Mortgage rates on 30 year jumbo loans are averaging 4.26 percent, unchanged from yesterday's average jumbo rate. Mortgage rates currently on 15 year jumbo loans are lower today averaging 3.53 percent, down from yesterday's average 15 year rate of 3.55 percent.

Adjustable mortgage rates are also mixed. Current 5 year conforming mortgage rates are averaging 2.71 percent, down from yesterday's average 5 year adjustable rate of 2.73 percent. Jumbo adjustable mortgage rates are averaging 2.84 percent, unchanged from yesterday's average jumbo rate.

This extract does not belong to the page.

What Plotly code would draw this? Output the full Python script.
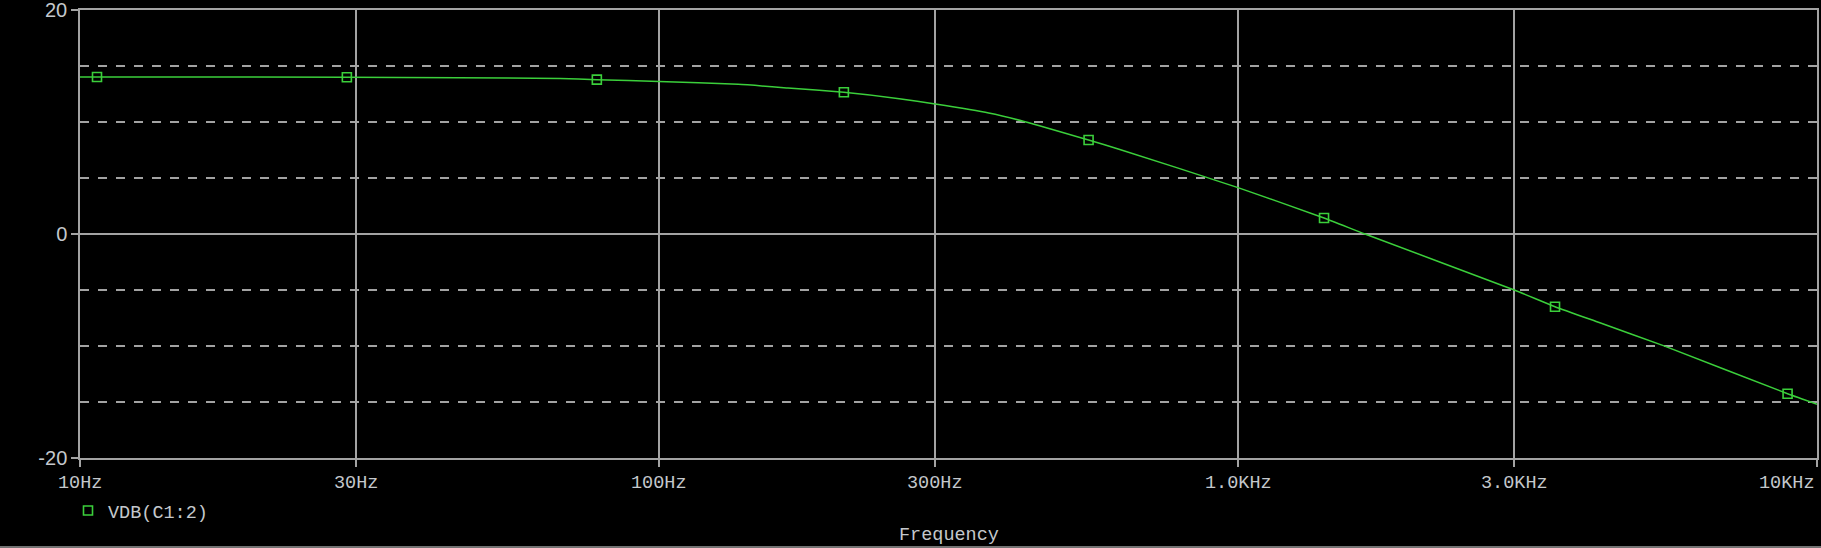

On a positive not signs that the housing market is finally recovering is event in The Standard & Poor’s/Case-Shiller home price index which showed increases in 19 of the 20 cities tracked by the index. This the second straight month that home prices have risen in a majority of U.S. cities.

Another recent sign housing is recovering and might lead the U.S. economy to a stronger recovery is new home construction. Construction spending rose 0.9 percent in May from April, the Commerce Department reported yesterday. This is the second straight monthly increase and the biggest percentage gain since December.

A stronger economy will lead to higher mortgage rates and refinance rates. If you're planning on buying a home but have been waiting on the sidelines for mortgage rates to drop further don't count on rates going much lower. If you're thinking about refinancing and are waiting for refinance rates to drop even lower don't count on that happening either.

Interest rates probably won't increase by much over the next couple of months rates won't drop much either. That is unless the U.S. economy falls back into a recession.